Part 5 in a series of posts on modern macroeconomics. In this post, I will describe some of the issues with the Hodrick-Prescott (HP) filter, a tool used by many macro models to isolate fluctuations at business cycle frequencies.
A plot of real GDP in the United States since 1947 looks like this

Although some recessions are easily visible (like 2009), the business cycle is not especially easy to see. The growing trend of economic growth over time dominates more frequent business cycle fluctuations. While the trend is important, if we want to isolate more frequent business cycle fluctuations, we need some way to remove the trend. The HP Filter is one method of doing that. Unlike the trends in my last post, which simply fit a line to the data, the HP filter allows the trend to change over time. The exact equation is a bit complex, but here’s the link to the Wikipedia page if you’d like to see it.

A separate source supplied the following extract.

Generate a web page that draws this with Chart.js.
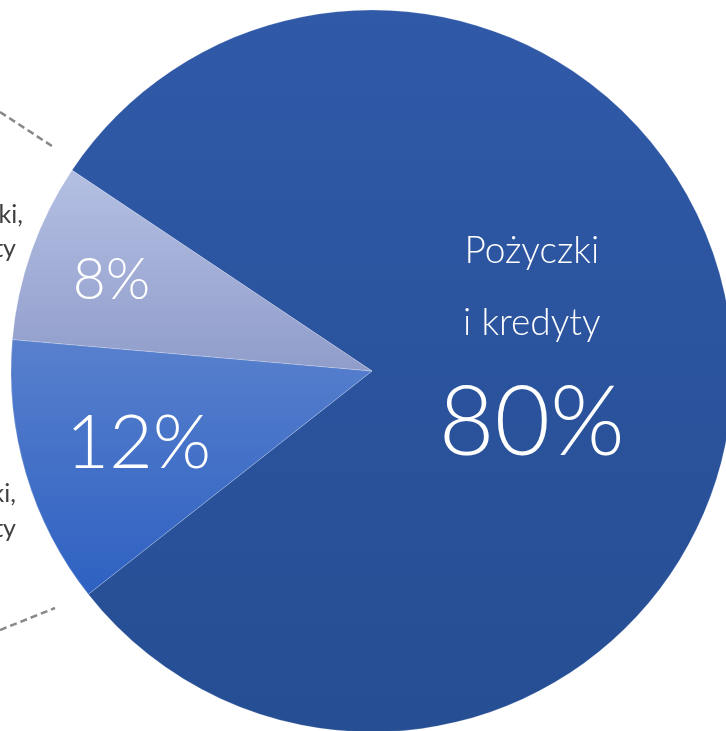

Plotting the HP trend against actual GDP looks like this

By removing this trend, we can isolate deviations from trend. Usually we also want to take a log of the data in order to be able to interpret deviations in percentages. Doing that, we end up with

The last picture is what the RBC model (and most other DSGE models) try to explain. By eliminating the trend, the HP filter focuses exclusively on short term fluctuations. This shift in focus may be an interesting exercise, but it eliminates much of what make business cycles important and interesting. Look at the HP trend in recent years. Although we do see a sharp drop marking the 08-09 recession, the trend quickly adjusts so that we don’t see the slow recovery at all in the HP filtered data. The Great Recession is actually one of the smaller movements by this measure. But what causes the change in the trend? The model has no answer to this question. The RBC model and other DSGE models that explain HP filtered data cannot hope to explain long periods of slow growth because they begin by filtering them away.
Let’s go back one more time to these graphs

Notice that these graphs show the fit of the model to HP filtered data. Here’s what they look like when the filter is removed

Not so good. And it gets worse. Remember we have already seen in the last post that TFP itself was highly correlated with each of these variables. If we remove the TFP trend, the picture changes to

Yeah. So much for that great fit. Roger Farmer describes the deceit of the RBC model brilliantly in a blog post called Real Business Cycle and the High School Olympics. He argues that when early RBC modelers noticed a conflict between their model and the data, they didn’t change the model. They changed the data. They couldn’t clear the olympic bar of explaining business cycles, so they lowered the bar, instead explaining only the “wiggles.” But, as Farmer contends, the important question is in explaining those trends that the HP filter assumes away.
Maybe the most convincing reason that something is wrong with this method of measuring business cycles is that measurements of the cost of business cycles using this metric are tiny. Based on a calculation by Lucas, Ayse Imrohoroglu explains that under the assumptions of the model, an individual would need to be given $28.96 per year to be sufficiently compensated for the risk of business cycles. In other words, completely eliminating recessions is worth about as much as a couple decent meals. Obviously to anyone who has lived in a real economy this number is completely ridiculous, but when business cycles are relegated to the small deviations from a moving trend, there isn’t much to be gained from eliminating the wiggles.
There are more technical reasons to be wary of the HP filter that I don’t want to get into here. A recent paper called “Why You Should Never Use the Hodrick-Prescott Filter” by James Hamilton, a prominent econometrician, goes into many of the problems with the HP filter in detail. He opens by saying “The HP filter produces series with spurious dynamic relations that have no basis in the underlying data-generating process.” If you don’t trust me, at least trust him.
TFP doesn’t measure productivity. HP filtered data doesn’t capture business cycles. So the RBC model is 0/2. It doesn’t get much better from here.
Try using a larger lambda. Won’t help the RBC model but you can leave a lot more of the variations you want to explain intact with a more aggressive filter.
I agree but I think this just points to another of the flaws with the HP filter. The choice of lambda doesn’t really have much theoretical basis and appears to be essentially chosen to rig the data in favor of the model (I could be wrong here, but that’s the impression I get). I chose 1600 because that’s the value most commonly used for quarterly data and it’s what Uhlig uses for his graphs.
Sure I definitely agree with that. My guess is that the fit of the RBC model would be a lot worse when using a value that passes the eye test although I admit I haven’t tried.